Prompt: Your output is the lines from the first one to the one containing "var yTicks = [0.2,0.4,0.6,0.8,1,1.2,1.4,1.6,1.8];", repeated exactly, with images left out.

── Data extract

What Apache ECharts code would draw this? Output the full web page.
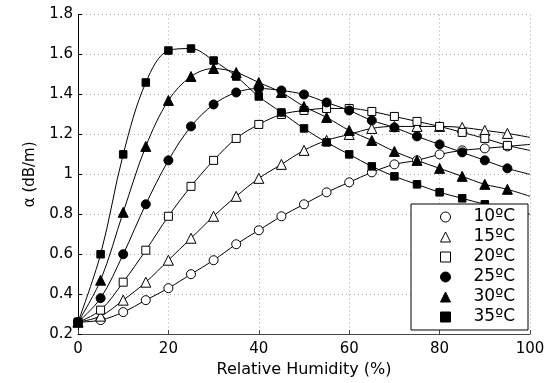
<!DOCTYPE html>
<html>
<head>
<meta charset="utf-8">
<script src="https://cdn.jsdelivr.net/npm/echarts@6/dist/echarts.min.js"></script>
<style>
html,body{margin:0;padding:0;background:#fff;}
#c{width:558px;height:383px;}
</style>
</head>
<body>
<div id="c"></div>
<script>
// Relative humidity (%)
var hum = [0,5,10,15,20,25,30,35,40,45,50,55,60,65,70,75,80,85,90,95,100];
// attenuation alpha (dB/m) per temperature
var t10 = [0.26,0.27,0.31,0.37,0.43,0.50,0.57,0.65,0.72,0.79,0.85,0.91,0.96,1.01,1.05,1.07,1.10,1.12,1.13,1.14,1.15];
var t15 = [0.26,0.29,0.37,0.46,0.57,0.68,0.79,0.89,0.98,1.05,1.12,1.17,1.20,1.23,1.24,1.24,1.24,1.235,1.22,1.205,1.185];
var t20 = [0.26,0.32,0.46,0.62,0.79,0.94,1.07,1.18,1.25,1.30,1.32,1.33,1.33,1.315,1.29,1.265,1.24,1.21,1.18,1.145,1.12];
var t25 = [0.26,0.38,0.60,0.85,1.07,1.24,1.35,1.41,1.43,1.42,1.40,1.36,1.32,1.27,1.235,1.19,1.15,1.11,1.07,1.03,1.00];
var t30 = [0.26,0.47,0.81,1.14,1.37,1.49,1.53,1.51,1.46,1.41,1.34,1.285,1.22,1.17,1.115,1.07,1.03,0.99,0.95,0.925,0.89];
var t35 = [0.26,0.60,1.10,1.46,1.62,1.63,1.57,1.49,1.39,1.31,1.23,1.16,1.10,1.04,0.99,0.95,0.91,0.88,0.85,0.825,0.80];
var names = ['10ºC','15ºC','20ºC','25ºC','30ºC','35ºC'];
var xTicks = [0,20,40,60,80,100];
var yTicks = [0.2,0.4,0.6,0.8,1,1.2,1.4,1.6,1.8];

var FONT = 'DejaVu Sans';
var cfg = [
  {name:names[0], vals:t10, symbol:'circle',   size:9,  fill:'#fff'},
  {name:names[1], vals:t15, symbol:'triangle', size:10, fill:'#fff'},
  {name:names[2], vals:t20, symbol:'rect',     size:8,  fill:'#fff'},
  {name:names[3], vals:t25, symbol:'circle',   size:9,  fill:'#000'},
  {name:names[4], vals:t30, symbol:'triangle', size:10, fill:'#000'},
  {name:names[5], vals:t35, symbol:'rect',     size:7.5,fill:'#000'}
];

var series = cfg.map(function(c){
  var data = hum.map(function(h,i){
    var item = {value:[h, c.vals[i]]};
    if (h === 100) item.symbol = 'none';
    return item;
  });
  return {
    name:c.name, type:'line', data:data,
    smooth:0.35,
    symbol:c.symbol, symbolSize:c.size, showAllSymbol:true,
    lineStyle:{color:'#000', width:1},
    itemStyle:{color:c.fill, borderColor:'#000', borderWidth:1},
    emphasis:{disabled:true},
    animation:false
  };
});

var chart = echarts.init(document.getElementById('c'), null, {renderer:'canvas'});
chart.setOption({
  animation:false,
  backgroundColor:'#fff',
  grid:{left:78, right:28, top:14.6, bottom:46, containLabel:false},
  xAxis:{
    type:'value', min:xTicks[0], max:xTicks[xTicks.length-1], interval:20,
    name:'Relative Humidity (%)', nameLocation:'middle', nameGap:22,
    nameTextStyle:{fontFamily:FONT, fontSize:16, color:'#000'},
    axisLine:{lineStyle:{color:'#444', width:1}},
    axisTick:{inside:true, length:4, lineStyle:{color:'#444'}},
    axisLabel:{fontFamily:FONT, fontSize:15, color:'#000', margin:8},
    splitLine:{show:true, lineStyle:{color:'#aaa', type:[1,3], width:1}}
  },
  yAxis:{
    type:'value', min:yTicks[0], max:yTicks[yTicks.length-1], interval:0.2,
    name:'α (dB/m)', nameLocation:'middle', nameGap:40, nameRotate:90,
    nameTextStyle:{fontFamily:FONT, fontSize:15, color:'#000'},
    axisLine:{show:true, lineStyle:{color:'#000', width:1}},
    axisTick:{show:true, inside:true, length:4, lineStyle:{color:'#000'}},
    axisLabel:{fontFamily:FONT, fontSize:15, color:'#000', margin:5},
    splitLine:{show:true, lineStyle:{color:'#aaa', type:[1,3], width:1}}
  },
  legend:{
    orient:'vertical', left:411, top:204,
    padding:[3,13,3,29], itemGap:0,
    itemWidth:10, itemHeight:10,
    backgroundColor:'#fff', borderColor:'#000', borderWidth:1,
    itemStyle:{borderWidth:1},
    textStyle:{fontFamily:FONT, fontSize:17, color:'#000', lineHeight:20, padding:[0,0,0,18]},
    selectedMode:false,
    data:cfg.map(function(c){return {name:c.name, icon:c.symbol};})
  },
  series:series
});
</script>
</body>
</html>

────

Exercise response:
What Apache ECharts code would draw this? Output the full web page.
<!DOCTYPE html>
<html>
<head>
<meta charset="utf-8">
<script src="https://cdn.jsdelivr.net/npm/echarts@6/dist/echarts.min.js"></script>
<style>
html,body{margin:0;padding:0;background:#fff;}
#c{width:558px;height:383px;}
</style>
</head>
<body>
<div id="c"></div>
<script>
// Relative humidity (%)
var hum = [0,5,10,15,20,25,30,35,40,45,50,55,60,65,70,75,80,85,90,95,100];
// attenuation alpha (dB/m) per temperature
var t10 = [0.26,0.27,0.31,0.37,0.43,0.50,0.57,0.65,0.72,0.79,0.85,0.91,0.96,1.01,1.05,1.07,1.10,1.12,1.13,1.14,1.15];
var t15 = [0.26,0.29,0.37,0.46,0.57,0.68,0.79,0.89,0.98,1.05,1.12,1.17,1.20,1.23,1.24,1.24,1.24,1.235,1.22,1.205,1.185];
var t20 = [0.26,0.32,0.46,0.62,0.79,0.94,1.07,1.18,1.25,1.30,1.32,1.33,1.33,1.315,1.29,1.265,1.24,1.21,1.18,1.145,1.12];
var t25 = [0.26,0.38,0.60,0.85,1.07,1.24,1.35,1.41,1.43,1.42,1.40,1.36,1.32,1.27,1.235,1.19,1.15,1.11,1.07,1.03,1.00];
var t30 = [0.26,0.47,0.81,1.14,1.37,1.49,1.53,1.51,1.46,1.41,1.34,1.285,1.22,1.17,1.115,1.07,1.03,0.99,0.95,0.925,0.89];
var t35 = [0.26,0.60,1.10,1.46,1.62,1.63,1.57,1.49,1.39,1.31,1.23,1.16,1.10,1.04,0.99,0.95,0.91,0.88,0.85,0.825,0.80];
var names = ['10ºC','15ºC','20ºC','25ºC','30ºC','35ºC'];
var xTicks = [0,20,40,60,80,100];
var yTicks = [0.2,0.4,0.6,0.8,1,1.2,1.4,1.6,1.8];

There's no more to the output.